For me, the case also serves as a reminder of the significant time expended in the judicial process.  This case did not languish on the docket, and both the District Court and Court of Appeals moved the case promptly, in my experience.  Even so, this has case spent about four years and six months in litigation. 

A recent Reason magazine article by Peter Suderman on Medicare’s Whac-a-Mole approach to cost control is both an excellent analysis of why Medicare is in trouble and an explanation of one of the reasons we are having so much trouble in the rest of the health care system.  As employers trying to do the best we can for our employees, we don’t always see that our problems are linked to the way Medicare (along with other public programs) pays and doesn’t pay providers.  The fix for Medicare is going to create pain for non-Medicare consumers, whether as part of the Patient Protection and Affordable Care Act’s provisions or otherwise.  Prior to Medicare’s addition of 19 million consumers with fully subsidized care into the system, health care took up a steady 5% of GDP–now it is more than three times that, and rising. The article is well-worth reading.

While most Americans were out preparing for Christmas last week, the NLRB had some presents of its own.  For employers, the Board postponed its posting rule (which created a new unfair labor practice and potentially extended the statute of limitations) from January 31 to April 30, 2012.  For unions, the Board issued a decision that allows persons who write up employees for discipline and issue it to the employees to engage in pro-union electioneering.  The case, DirecTV U.S. DirecTV Holdings, LLC, was decided by a 2-1 margin.  The majority found that the three-tier review of recommended discipline, conducted by the employer to ensure conformity with company procedures and various laws, meant that the alleged supervisors did not “responsibly recommend” discipline.  This was true even though the percentage of recommendations adjusted during the reviews was very small (less than 10%).  They did not give any weight to the fact that the alleged supervisors actually administered the discipline.  The dissenter found that, based on a number of previous Board decisions, a review of recommendations initiated by alleged supervisors does not mean that they fail to meet the statutory test.  From a practical standpoint, there would be few modern employers who do not subject disciplinary recommendations from anyone in their organization to a  thorough review.  Failure to do so would result in needless mistakes in our complex employment system.
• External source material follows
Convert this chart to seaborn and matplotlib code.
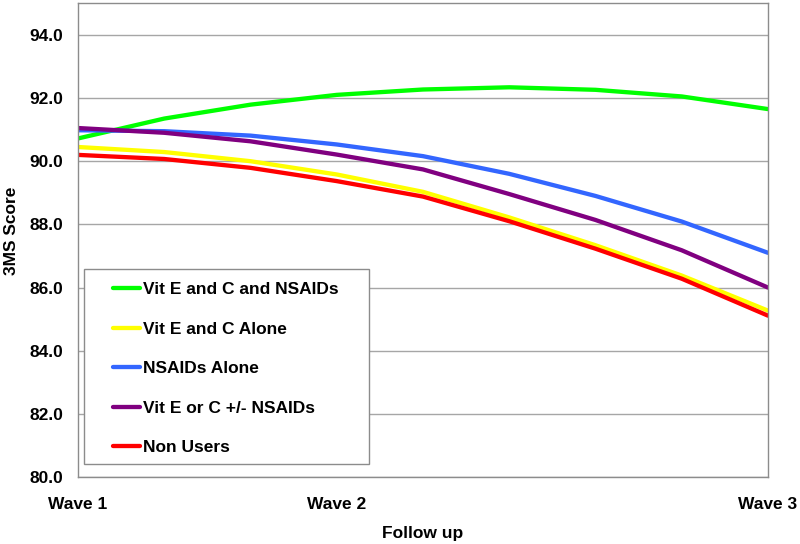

Finally, the Board itself received a “present” of sorts, when President Obama nominated two individuals to the Board. Sharon Block is a Democrat presently serving with the Department of Labor on its Congressional Affairs. She formerly worked for Senator Kennedy on the HELP Committee in the Senate.  Richard Griffin is the General Counsel of the International Union of Operating Engineers, and serves on the Board of the AFL-CIO Lawyers Coordinating Committee.